Protein-coding gene in the species Homo sapiens

TYRO protein tyrosine kinase-binding protein is an adapter protein that in humans is encoded by the TYROBP gene.

== Function ==

This gene encodes a transmembrane signaling polypeptide which contains an immunoreceptor tyrosine-based activation motif (ITAM) in its cytoplasmic domain. The encoded protein may associate with the killer cell immunoglobulin-like receptor (KIR) family of membrane glycoproteins and may act as an activating signal transduction element. This protein may bind zeta-chain associated protein kinase 70 kDa (ZAP-70) and spleen tyrosine kinase (SYK) and play a role in signal transduction, bone modeling, brain myelination, and inflammation. Mutations within this gene have been associated with polycystic lipomembranous osteodysplasia with sclerosing leukoencephalopathy (PLOSL), also known as Nasu-Hakola disease. Its putative receptor, triggering receptor expressed on myeloid cells 2 (TREM2), also causes PLOSL. Two alternative transcript variants encoding distinct isoforms have been identified for this gene.
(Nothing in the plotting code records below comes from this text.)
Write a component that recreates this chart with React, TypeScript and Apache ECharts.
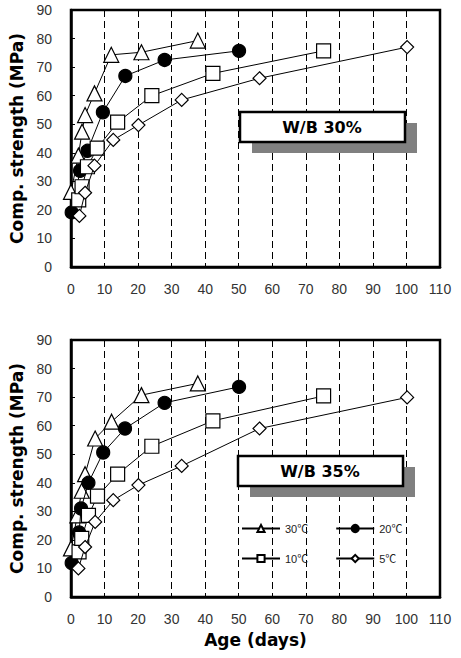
import React, { useEffect, useRef } from "react";
import * as echarts from "echarts";

// Top panel (W/B 30%)
const top30X = [0, 2.2, 3.3, 4.2, 7, 12, 21, 37.8];
const top30Y = [26.3, 39, 47.4, 53.2, 60.8, 74.3, 75.2, 79.3];
const top20X = [0.2, 2.7, 4.9, 9.5, 16.2, 27.9, 50.1];
const top20Y = [19.1, 33.7, 40.7, 54.2, 66.9, 72.5, 75.7];
const top10X = [2.3, 3.3, 4.9, 7.8, 13.9, 24.1, 42.3, 75.3];
const top10Y = [23.5, 28.1, 35.1, 41.6, 50.7, 60, 67.8, 75.7];
const top5X = [2.5, 4.2, 7, 12.6, 20.1, 33, 56.2, 100.2];
const top5Y = [17.9, 26, 35.5, 44.5, 49.7, 58.5, 66.1, 77];

// Bottom panel (W/B 35%)
const bot30X = [0, 1.9, 3.2, 4.2, 7.2, 12.1, 21, 37.8];
const bot30Y = [17, 28.6, 37.2, 43, 55.5, 61.4, 70.7, 74.8];
const bot20X = [0.2, 2.4, 3, 5.2, 9.6, 16.1, 27.9, 50.1];
const bot20Y = [11.9, 22.6, 31, 40, 50.6, 59, 68, 73.6];
const bot10X = [2.4, 3.2, 5.2, 7.9, 13.9, 24.1, 42.3, 75.3];
const bot10Y = [15.8, 20.5, 28.6, 35.3, 43, 52.8, 61.7, 70.4];
const bot5X = [2.2, 4.2, 7.2, 12.6, 20.1, 33, 56.2, 100.2];
const bot5Y = [10, 17.5, 26.3, 33.9, 39.2, 45.9, 59, 69.9];

const seriesNames = ["30℃", "20℃", "10℃", "5℃"];
const panelLabels = ["W/B 30%", "W/B 35%"];
const yAxisName = "Comp. strength (MPa)";
const xAxisName = "Age (days)";

const FONT = "'Liberation Sans', Arial, 'Noto Sans CJK KR', sans-serif";
const BOLD_FONT = "'DejaVu Sans', 'Liberation Sans', sans-serif";

const zip = (xs: number[], ys: number[]) => xs.map((x, i) => [x, ys[i]]);

const symbolDefs = [
  { symbol: "triangle", size: 15, fill: "#fff" },
  { symbol: "circle", size: 13, fill: "#000" },
  { symbol: "rect", size: 14, fill: "#fff" },
  { symbol: "diamond", size: 13, fill: "#fff" },
];

function makeSeries(name: string, idx: number, data: number[][], gridIdx: number) {
  const s = symbolDefs[idx];
  return {
    type: "line",
    name,
    xAxisIndex: gridIdx,
    yAxisIndex: gridIdx,
    data,
    symbol: s.symbol,
    symbolSize: s.size,
    clip: false,
    lineStyle: { color: "#000", width: 1 },
    itemStyle: { color: s.fill, borderColor: "#000", borderWidth: 1.2 },
    z: 3 + idx,
  };
}

function xAxis(gridIndex: number, withName: boolean) {
  return {
    type: "value",
    gridIndex,
    min: 0,
    max: 110,
    interval: 10,
    name: withName ? xAxisName : "",
    nameLocation: "middle",
    nameGap: 34,
    nameTextStyle: { fontFamily: BOLD_FONT, fontSize: 17, fontWeight: "bold", color: "#000" },
    axisLine: { show: true, onZero: false, lineStyle: { color: "#000", width: 2.5 } },
    axisTick: { show: false },
    axisLabel: { fontFamily: FONT, fontSize: 14, color: "#333", margin: 15 },
    splitLine: { show: true, lineStyle: { color: "#000", width: 1, type: [7, 4] } },
  };
}

function yAxis(gridIndex: number) {
  return {
    type: "value",
    gridIndex,
    min: 0,
    max: 90,
    interval: 10,
    name: yAxisName,
    nameLocation: "middle",
    nameGap: 37,
    nameTextStyle: { fontFamily: BOLD_FONT, fontSize: 17, fontWeight: "bold", color: "#000" },
    axisLine: { show: true, lineStyle: { color: "#000", width: 2.5 } },
    axisTick: { show: true, inside: true, length: 4, lineStyle: { color: "#000", width: 1 } },
    axisLabel: { fontFamily: FONT, fontSize: 14, color: "#333", margin: 19 },
    splitLine: { show: false },
  };
}

function labelBox(x: number, y: number, text: string) {
  return [
    { type: "rect", shape: { x: x + 12, y: y + 11, width: 165, height: 30 }, style: { fill: "#808080" }, z: 10 },
    { type: "rect", shape: { x, y, width: 165, height: 30 }, style: { fill: "#fff", stroke: "#000", lineWidth: 2.5 }, z: 11 },
    {
      type: "text",
      x: x + 82,
      y: y + 15,
      style: { text, fontFamily: BOLD_FONT, fontSize: 16, fontWeight: "bold", fill: "#000", align: "center", verticalAlign: "middle" },
      z: 12,
    },
  ];
}

export default function App() {
  const ref = useRef<HTMLDivElement>(null);
  useEffect(() => {
    if (!ref.current) return;
    const chart = echarts.init(ref.current, undefined, { renderer: "svg" });
    const legendCommon = {
      orient: "horizontal",
      itemWidth: 38,
      itemHeight: 9,
      itemGap: 27,
      textStyle: { fontFamily: FONT, fontSize: 11, color: "#222" },
      selectedMode: false,
    };
    chart.setOption({
      animation: false,
      backgroundColor: "#fff",
      grid: [
        { left: 71, top: 10, width: 369, height: 257, show: true, borderColor: "#000", borderWidth: 2.5, backgroundColor: "transparent" },
        { left: 71, top: 340, width: 369, height: 257, show: true, borderColor: "#000", borderWidth: 2.5, backgroundColor: "transparent" },
      ],
      xAxis: [xAxis(0, false), xAxis(1, true)],
      yAxis: [yAxis(0), yAxis(1)],
      legend: [
        { ...legendCommon, data: [seriesNames[0], seriesNames[1]], left: 236, top: 518 },
        { ...legendCommon, data: [seriesNames[2], seriesNames[3]], left: 236, top: 548 },
      ],
      graphic: [...labelBox(240, 112, panelLabels[0]), ...labelBox(238, 456, panelLabels[1])],
      series: [
        makeSeries(seriesNames[0] + " ", 0, zip(top30X, top30Y), 0),
        makeSeries(seriesNames[1] + " ", 1, zip(top20X, top20Y), 0),
        makeSeries(seriesNames[2] + " ", 2, zip(top10X, top10Y), 0),
        makeSeries(seriesNames[3] + " ", 3, zip(top5X, top5Y), 0),
        makeSeries(seriesNames[0], 0, zip(bot30X, bot30Y), 1),
        makeSeries(seriesNames[1], 1, zip(bot20X, bot20Y), 1),
        makeSeries(seriesNames[2], 2, zip(bot10X, bot10Y), 1),
        makeSeries(seriesNames[3], 3, zip(bot5X, bot5Y), 1),
      ],
    });
    return () => chart.dispose();
  }, []);
  return <div ref={ref} style={{ position: "fixed", left: 0, top: 0, width: 461, height: 658 }} />;
}
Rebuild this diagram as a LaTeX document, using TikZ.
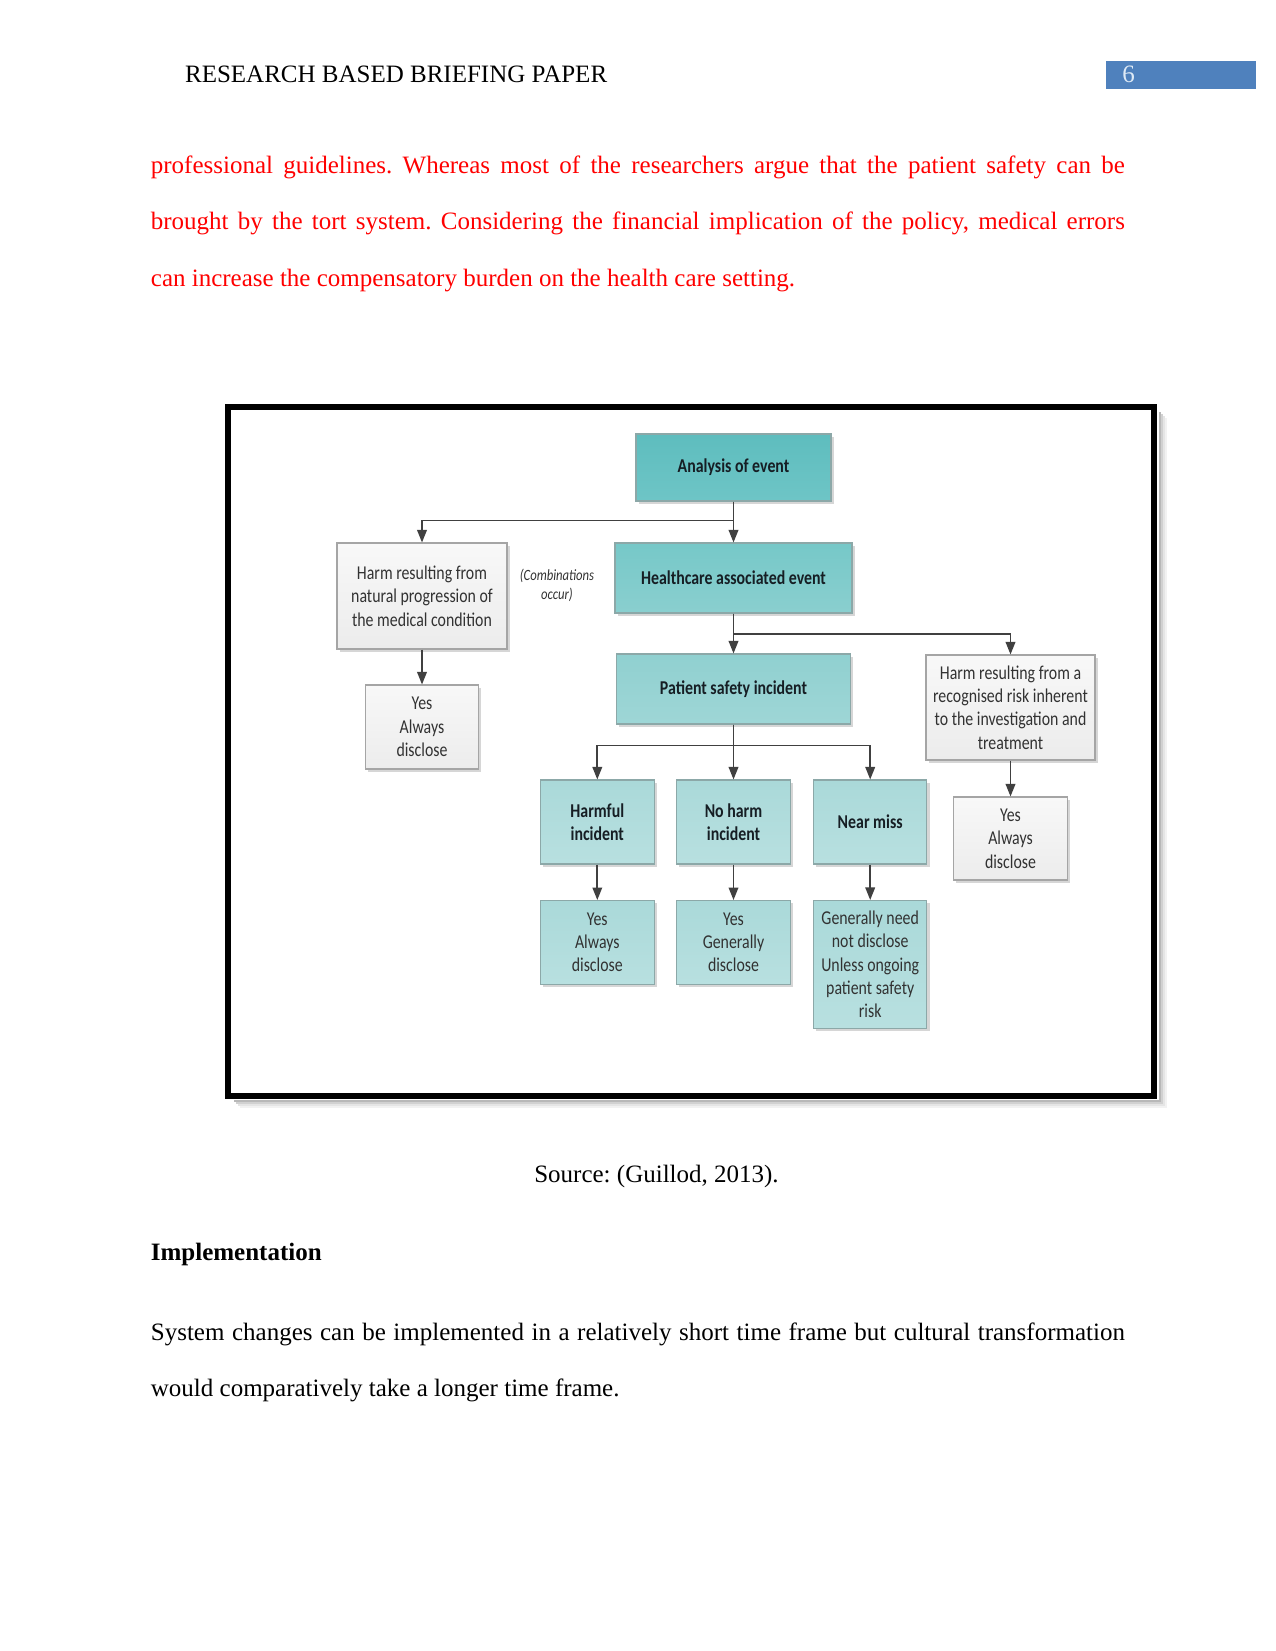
\documentclass[tikz,border=0pt]{standalone}
\usepackage{fontspec}
\setmainfont{Liberation Serif}
\newfontfamily\dfont[FakeStretch=0.81]{Carlito}
\usetikzlibrary{arrows.meta,shadows}
\frenchspacing
\definecolor{redtxt}{RGB}{255,0,0}
\definecolor{pnblue}{RGB}{79,129,189}
\definecolor{pnwhite}{RGB}{222,234,246}
\definecolor{tA1}{RGB}{94,189,190}
\definecolor{tA2}{RGB}{110,197,198}
\definecolor{tB1}{RGB}{118,200,200}
\definecolor{tB2}{RGB}{138,207,207}
\definecolor{tC1}{RGB}{144,208,208}
\definecolor{tC2}{RGB}{158,214,214}
\definecolor{tD1}{RGB}{170,217,217}
\definecolor{tD2}{RGB}{184,224,224}
\definecolor{gr1}{RGB}{248,248,248}
\definecolor{gr2}{RGB}{236,236,236}
\definecolor{tedge}{RGB}{140,168,168}
\definecolor{gedge}{RGB}{165,165,165}
\definecolor{lineclr}{RGB}{64,64,64}
\definecolor{boxtext}{RGB}{22,30,36}
\definecolor{graytext}{RGB}{50,50,50}
\begin{document}
\begin{tikzpicture}[x=0.48pt,y=-0.48pt,
  sz/.style 2 args={minimum width=#1*0.48pt, minimum height=#2*0.48pt},
  body/.style={inner sep=0pt, font=\fontsize{12}{14}\selectfont},
  dbase/.style={inner sep=0pt, align=center, line width=0.5pt,
    drop shadow={shadow xshift=1.3pt, shadow yshift=-1.3pt, fill=black, opacity=0.16}},
  tbox/.style={dbase, draw=tedge, text=boxtext,
    font=\dfont\bfseries\fontsize{9.4}{11.2}\selectfont},
  tboxn/.style={dbase, draw=tedge, text=graytext,
    font=\dfont\fontsize{9.4}{11.2}\selectfont},
  gbox/.style={dbase, draw=gedge, top color=gr1, bottom color=gr2, text=graytext,
    font=\dfont\fontsize{9.4}{11.2}\selectfont},
  arr/.style={draw=lineclr, line width=0.8pt, -{Triangle[length=6pt,width=4.6pt]}},
  shd/.style={line width=2*0.48pt}
]
\useasboundingbox (0,0) rectangle (1275,1651);
\fill[white] (0,0) rectangle (1275,1651);

% header
\node[body, anchor=base west] (hdr) at (184.7,82.7) {RESEARCH BASED BRIEFING PAPER};
\fill[pnblue] (1106,61) rectangle (1256,89);
\node[body, anchor=base west, text=pnwhite] (pg) at (1122,82.7) {6};

% red paragraph
\node[body, anchor=base west, text=redtxt] (r1) at (150.5,173.3)
  {\makebox[467.5pt][s]{professional guidelines. Whereas most of the researchers argue that the patient safety can be}};
\node[body, anchor=base west, text=redtxt] (r2) at (150.5,230)
  {\makebox[467.5pt][s]{brought by the tort system. Considering the financial implication of the policy, medical errors}};
\node[body, anchor=base west, text=redtxt] (r3) at (150.5,286.7)
  {can increase the compensatory burden on the health care setting.};

% frame shadow (right and bottom only)
\draw[shd, black!5]  (1166,418) -- (1166,1107) -- (240,1107);
\draw[shd, black!10] (1164,416) -- (1164,1105) -- (238,1105);
\draw[shd, black!18] (1162,414) -- (1162,1103) -- (236,1103);
\draw[shd, black!28] (1160,412) -- (1160,1101) -- (234,1101);
% frame
\draw[black, line width=6.4*0.48pt] (228,407) rectangle (1154,1096);

% diagram nodes
\node[tbox, sz={195}{67}, top color=tA1, bottom color=tA2] (ana) at (733.5,467.5) {Analysis of event};
\node[tbox, sz={237}{70}, top color=tB1, bottom color=tB2] (hce) at (733.5,578) {Healthcare associated event};
\node[gbox, sz={170}{106}] (harmN) at (422,596) {Harm resulting from\\natural progression of\\the medical condition};
\node[inner sep=0pt, align=center, text=graytext, font=\dfont\itshape\fontsize{7.5}{9.1}\selectfont] (comb) at (557,585) {(Combinations\\occur)};
\node[gbox, sz={113}{84}] (yesL) at (422,727) {Yes\\Always\\disclose};
\node[tbox, sz={234}{70}, top color=tC1, bottom color=tC2] (psi) at (733.5,689) {Patient safety incident};
\node[gbox, sz={169}{105}] (harmR) at (1010.5,707.5) {Harm resulting from a\\recognised risk inherent\\to the investigation and\\treatment};
\node[gbox, sz={113.5}{83}] (yesR) at (1010.5,838.5) {Yes\\Always\\disclose};
\node[tbox, sz={113.5}{84}, top color=tD1, bottom color=tD2] (harmful) at (597.3,822) {Harmful\\incident};
\node[tbox, sz={113.5}{84}, top color=tD1, bottom color=tD2] (noharm) at (733.5,822) {No harm\\incident};
\node[tbox, sz={113.5}{84}, top color=tD1, bottom color=tD2] (near) at (870.2,822) {Near miss};
\node[tboxn, sz={113.5}{83.5}, top color=tD1, bottom color=tD2] (b1) at (597.3,942.3) {Yes\\Always\\disclose};
\node[tboxn, sz={113.5}{83.5}, top color=tD1, bottom color=tD2] (b2) at (733.5,942.3) {Yes\\Generally\\disclose};
\node[tboxn, sz={113.5}{128}, top color=tD1, bottom color=tD2] (b3) at (870.2,964.5) {Generally need\\not disclose\\Unless ongoing\\patient safety\\risk};

% junction coordinates
\coordinate (j1) at (733.5,520.5);
\coordinate (j2) at (733.5,634);
\coordinate (j3) at (733.5,745.5);

% connectors
\draw[arr] (ana.south) -- (hce.north);
\draw[arr] (ana.south) -- (j1) -| (harmN.north);
\draw[arr] (hce.south) -- (psi.north);
\draw[arr] (hce.south) -- (j2) -| (harmR.north);
\draw[arr] (harmN.south) -- (yesL.north);
\draw[arr] (harmR.south) -- (yesR.north);
\draw[arr] (psi.south) -- (noharm.north);
\draw[arr] (psi.south) -- (j3) -| (harmful.north);
\draw[arr] (psi.south) -- (j3) -| (near.north);
\draw[arr] (harmful.south) -- (b1.north);
\draw[arr] (noharm.south) -- (b2.north);
\draw[arr] (near.south) -- (b3.north);

% text below
\node[body, anchor=base] (src) at (656.5,1182.7) {Source: (Guillod, 2013).};
\node[body, anchor=base west] (impl) at (150.5,1260.7) {\bfseries Implementation};
\node[body, anchor=base west] (s1) at (150.5,1340)
  {\makebox[467.5pt][s]{System changes can be implemented in a relatively short time frame but cultural transformation}};
\node[body, anchor=base west] (s2) at (150.5,1396.7) {would comparatively take a longer time frame.};
\end{tikzpicture}
\end{document}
Other alternative splice variants have been described, but their full-length nature has not been determined.

== Interactions ==

TYROBP has been shown to interact with SIRPB1.

==Clinical significance==
Pathological mutations of the TYROBP gene cause polycystic lipomembranous osteodysplasia with sclerosing leukoencephalopathy 1, a condition presenting as early-onset dementia.